FRANKFURT (Reuters) - Deutsche Bank AG (>> Deutsche Bank AG) is considering a profit warning as executives believe its upcoming quarterly results will be below investor expectations, the Wall Street Journal reported, citing people familiar with the matter.

The largest German bank, which is scheduled to release fourth-quarter results on January 29, suffered bigger-than-expected losses from sales of non-core assets, these people said, the Journal reported.

A profit warning would compound a series of problems that have dogged the bank over the past year, especially a lengthening list of lawsuits and regulatory matters, and redouble pressure on co-Chief Executives Anshu Jain and Juergen Fitschen to prove their turnaround plan is on track.

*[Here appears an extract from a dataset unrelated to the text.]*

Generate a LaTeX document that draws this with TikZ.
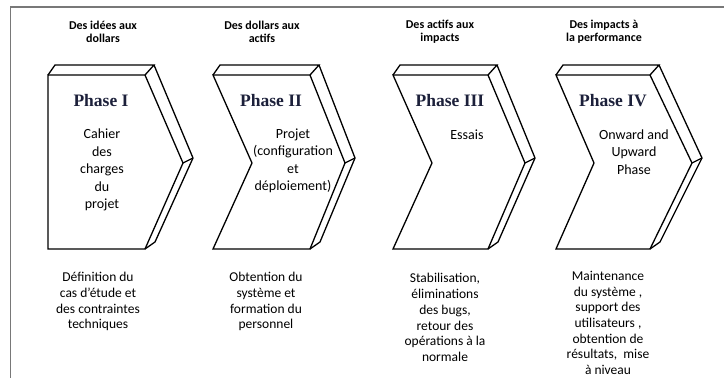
\documentclass[tikz,border=0pt]{standalone}
\usepackage{fontspec}
\setmainfont{Carlito}
\newfontfamily\phasefont{Liberation Serif}
\definecolor{phaseblue}{RGB}{28,32,58}
\definecolor{framegray}{RGB}{120,120,120}
\newcommand{\chevshape}[4]{%
  % #1 left x, #2 right x, #3 tip x, #4 notch x
  \draw[shapeline] (#1,75) -- (#2,75) -- (#3,163) -- (#2,249) -- (#1,249) -- (#4,163) -- cycle;
  \draw[shapeline] (#1,75) -- ({#1+7},65) -- ({#2+9},65) -- (#2,75);
  \draw[shapeline] ({#2+9},65) -- ({#3+10},158) -- ({#2+10},242) -- (#2,249);
  \draw[shapeline] (#3,163) -- ({#3+10},158);
}
\tikzset{
  shapeline/.style={line width=1.3pt, line join=miter},
  header/.style={font=\fontsize{12}{13}\selectfont\bfseries, align=center, inner sep=0pt},
  phaselabel/.style={font=\fontsize{17.5}{20}\selectfont\phasefont\bfseries, text=phaseblue, inner sep=0pt},
  body/.style={font=\fontsize{14}{17.5}\selectfont, align=center, inner sep=0pt},
  bottomtext/.style={font=\fontsize{13.5}{15.8}\selectfont, align=center, inner sep=0pt},
}
\begin{document}
\begin{tikzpicture}[x=1pt,y=-1pt]
\useasboundingbox (0,0) rectangle (724,378);
% frame
\draw[framegray, line width=1.5pt] (10.5,378) -- (10.5,7) -- (724,7);
% shapes
\chevshape{48}{145}{183}{48}
\chevshape{213}{310}{345}{252}
\chevshape{393}{488}{525}{432}
\chevshape{556}{650}{692}{594}
% headers
\node[header] (h1) at (103,31.5) {Des idées aux\\dollars};
\node[header] (h2) at (262,31.5) {Des dollars aux\\actifs};
\node[header] (h3) at (440,31.5) {Des actifs aux\\impacts};
\node[header] (h4) at (604,31.5) {Des impacts à\\la performance};
% phase labels
\node[phaselabel] (p1) at (101,101) {Phase I};
\node[phaselabel] (p2) at (271,101) {Phase II};
\node[phaselabel] (p3) at (450,101) {Phase III};
\node[phaselabel] (p4) at (613,101) {Phase IV};
% bodies
\node[body] (b1) at (102,170) {Cahier\\des\\charges\\du\\projet};
\node[body] (b2) at (293,161) {Projet\\(configuration\\et\\déploiement)};
\node[body] (b3) at (467,135) {Essais};
\node[body] (b4) at (634,152) {Onward and\\Upward\\Phase};
% bottom texts
\node[bottomtext] (d1) at (98,301.5) {Définition du\\cas d’étude et\\des contraintes\\techniques};
\node[bottomtext] (d2) at (266,301.5) {Obtention du\\système et\\formation du\\personnel};
\node[bottomtext] (d3) at (445,317.5) {Stabilisation,\\éliminations\\des bugs,\\retour des\\opérations à la\\normale};
\node[bottomtext, font=\fontsize{13.5}{15.6}\selectfont] (d4) at (608,323) {Maintenance\\du système ,\\support des\\utilisateurs ,\\obtention de\\résultats,~ mise\\à niveau};
\end{tikzpicture}
\end{document}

Deutsche Bank's spokesman Ronald Weichert declined to comment, when contacted by Reuters.

Deutsche Bank has already signalled the need to top up a 4.1 billion euro pool of litigation reserves after two major settlements in December. Litigation costs have been, up to now, expected to be the greatest drain on fourth-quarter results.

The German bank was fined $1.9 billion in December by the U.S. Federal Housing Finance Agency to settle claims it defrauded two U.S. government-controlled companies in the sale of mortgage-backed securities before the 2008 financial crisis.

It was also fined 725 million euros by EU antitrust regulators for rigging interest rates.

LIGHTENING THE LOAD

Separately, the bank has reduced assets to bolster its capital ratios, with Deutsche lightening the load at a rate of about 30-40 billion euros per quarter. Deutsche last year earmarked 250 billion euros in assets to trim from its balance sheet - some which occurred through sales and others by reducing credit lines or other accounting measures.

Any major problems with those reductions would come as a surprise to investors, for the bank has offered no indications to date that those reductions have proceeded poorly.

But Deutsche is widely expected to have suffered weaker revenue in the last quarter due to a fall-off in fixed income trading volumes, one of the bank's most important money makers and areas of strategic importance.

The bond market softened already in the third quarter of 2013 as investors braced for higher interest rates, a shift that affected trading, underwriting and investment income for Wall Street banks including Goldman Sachs (>> Goldman Sachs Group Inc).

Industry wide, bond trading has come under pressure due to new regulations that restrict activities such as proprietary trading and others that make it more expensive for banks to trade or hold securities on their balance sheets.

Analysts on average expect the bank to earn 0.48 euros (65 cents) on revenue of 7.55 billion euros ($10.24 billion) in the fourth quarter, according to Thomson Reuters I/B/E/S/.

Deutsche Bank's U.S.-listed shares closed down 3 percent at $52.27 on Friday on the New York Stock Exchange.

($1 = 0.74 euros)

(Reporting by Avik Das in Bangalore and Thomas Atkins in Frankfurt; Editing by Kirti Pandey and Chris Reese)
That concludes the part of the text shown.